Supplied material:
============================================================
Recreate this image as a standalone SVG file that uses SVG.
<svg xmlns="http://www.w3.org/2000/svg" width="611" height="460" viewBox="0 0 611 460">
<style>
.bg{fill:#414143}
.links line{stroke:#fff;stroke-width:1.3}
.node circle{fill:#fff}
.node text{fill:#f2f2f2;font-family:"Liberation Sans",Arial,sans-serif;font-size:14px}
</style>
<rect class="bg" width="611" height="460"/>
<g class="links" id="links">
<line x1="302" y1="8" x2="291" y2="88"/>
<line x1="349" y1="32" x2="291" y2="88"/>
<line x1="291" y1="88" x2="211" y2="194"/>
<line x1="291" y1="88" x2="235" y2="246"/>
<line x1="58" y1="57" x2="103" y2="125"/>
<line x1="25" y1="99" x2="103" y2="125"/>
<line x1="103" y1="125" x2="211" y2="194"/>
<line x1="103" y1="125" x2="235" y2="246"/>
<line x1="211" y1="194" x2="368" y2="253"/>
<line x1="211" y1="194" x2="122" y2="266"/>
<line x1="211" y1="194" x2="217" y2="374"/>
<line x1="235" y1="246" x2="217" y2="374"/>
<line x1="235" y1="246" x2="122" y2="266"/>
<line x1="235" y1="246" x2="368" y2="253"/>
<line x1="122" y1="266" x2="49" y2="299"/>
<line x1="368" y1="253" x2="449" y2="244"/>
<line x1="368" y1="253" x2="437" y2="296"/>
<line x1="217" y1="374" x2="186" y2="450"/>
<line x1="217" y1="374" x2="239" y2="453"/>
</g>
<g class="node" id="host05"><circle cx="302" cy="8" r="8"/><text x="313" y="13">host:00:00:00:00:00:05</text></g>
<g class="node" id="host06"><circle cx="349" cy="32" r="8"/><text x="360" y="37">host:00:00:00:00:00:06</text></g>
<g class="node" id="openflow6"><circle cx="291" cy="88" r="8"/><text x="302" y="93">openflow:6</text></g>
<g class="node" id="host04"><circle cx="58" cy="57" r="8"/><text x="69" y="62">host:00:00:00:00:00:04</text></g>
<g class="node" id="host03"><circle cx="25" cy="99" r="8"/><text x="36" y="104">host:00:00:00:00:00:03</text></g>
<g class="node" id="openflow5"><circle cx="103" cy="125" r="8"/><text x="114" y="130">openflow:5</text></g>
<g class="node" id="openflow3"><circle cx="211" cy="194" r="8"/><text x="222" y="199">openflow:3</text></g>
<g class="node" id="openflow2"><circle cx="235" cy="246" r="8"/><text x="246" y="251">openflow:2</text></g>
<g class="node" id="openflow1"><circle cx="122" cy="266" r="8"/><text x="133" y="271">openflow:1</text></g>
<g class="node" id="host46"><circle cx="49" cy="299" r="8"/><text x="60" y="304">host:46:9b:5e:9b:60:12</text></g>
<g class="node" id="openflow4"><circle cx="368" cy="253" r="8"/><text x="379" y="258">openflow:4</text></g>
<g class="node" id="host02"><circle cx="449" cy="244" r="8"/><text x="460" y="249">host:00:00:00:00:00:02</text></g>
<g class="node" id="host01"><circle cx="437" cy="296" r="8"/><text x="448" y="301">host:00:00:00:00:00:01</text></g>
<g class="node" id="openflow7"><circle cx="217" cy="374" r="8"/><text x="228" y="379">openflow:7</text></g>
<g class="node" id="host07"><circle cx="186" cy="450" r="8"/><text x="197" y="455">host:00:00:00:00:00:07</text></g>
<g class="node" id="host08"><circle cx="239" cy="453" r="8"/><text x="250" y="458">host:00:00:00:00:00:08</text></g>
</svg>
============================================================
What this task involves:
Extract all of the data exactly as written.

Answer to this problem:
Recreate this image as a standalone SVG file that uses SVG.
<svg xmlns="http://www.w3.org/2000/svg" width="611" height="460" viewBox="0 0 611 460">
<style>
.bg{fill:#414143}
.links line{stroke:#fff;stroke-width:1.3}
.node circle{fill:#fff}
.node text{fill:#f2f2f2;font-family:"Liberation Sans",Arial,sans-serif;font-size:14px}
</style>
<rect class="bg" width="611" height="460"/>
<g class="links" id="links">
<line x1="302" y1="8" x2="291" y2="88"/>
<line x1="349" y1="32" x2="291" y2="88"/>
<line x1="291" y1="88" x2="211" y2="194"/>
<line x1="291" y1="88" x2="235" y2="246"/>
<line x1="58" y1="57" x2="103" y2="125"/>
<line x1="25" y1="99" x2="103" y2="125"/>
<line x1="103" y1="125" x2="211" y2="194"/>
<line x1="103" y1="125" x2="235" y2="246"/>
<line x1="211" y1="194" x2="368" y2="253"/>
<line x1="211" y1="194" x2="122" y2="266"/>
<line x1="211" y1="194" x2="217" y2="374"/>
<line x1="235" y1="246" x2="217" y2="374"/>
<line x1="235" y1="246" x2="122" y2="266"/>
<line x1="235" y1="246" x2="368" y2="253"/>
<line x1="122" y1="266" x2="49" y2="299"/>
<line x1="368" y1="253" x2="449" y2="244"/>
<line x1="368" y1="253" x2="437" y2="296"/>
<line x1="217" y1="374" x2="186" y2="450"/>
<line x1="217" y1="374" x2="239" y2="453"/>
</g>
<g class="node" id="host05"><circle cx="302" cy="8" r="8"/><text x="313" y="13">host:00:00:00:00:00:05</text></g>
<g class="node" id="host06"><circle cx="349" cy="32" r="8"/><text x="360" y="37">host:00:00:00:00:00:06</text></g>
<g class="node" id="openflow6"><circle cx="291" cy="88" r="8"/><text x="302" y="93">openflow:6</text></g>
<g class="node" id="host04"><circle cx="58" cy="57" r="8"/><text x="69" y="62">host:00:00:00:00:00:04</text></g>
<g class="node" id="host03"><circle cx="25" cy="99" r="8"/><text x="36" y="104">host:00:00:00:00:00:03</text></g>
<g class="node" id="openflow5"><circle cx="103" cy="125" r="8"/><text x="114" y="130">openflow:5</text></g>
<g class="node" id="openflow3"><circle cx="211" cy="194" r="8"/><text x="222" y="199">openflow:3</text></g>
<g class="node" id="openflow2"><circle cx="235" cy="246" r="8"/><text x="246" y="251">openflow:2</text></g>
<g class="node" id="openflow1"><circle cx="122" cy="266" r="8"/><text x="133" y="271">openflow:1</text></g>
<g class="node" id="host46"><circle cx="49" cy="299" r="8"/><text x="60" y="304">host:46:9b:5e:9b:60:12</text></g>
<g class="node" id="openflow4"><circle cx="368" cy="253" r="8"/><text x="379" y="258">openflow:4</text></g>
<g class="node" id="host02"><circle cx="449" cy="244" r="8"/><text x="460" y="249">host:00:00:00:00:00:02</text></g>
<g class="node" id="host01"><circle cx="437" cy="296" r="8"/><text x="448" y="301">host:00:00:00:00:00:01</text></g>
<g class="node" id="openflow7"><circle cx="217" cy="374" r="8"/><text x="228" y="379">openflow:7</text></g>
<g class="node" id="host07"><circle cx="186" cy="450" r="8"/><text x="197" y="455">host:00:00:00:00:00:07</text></g>
<g class="node" id="host08"><circle cx="239" cy="453" r="8"/><text x="250" y="458">host:00:00:00:00:00:08</text></g>
</svg>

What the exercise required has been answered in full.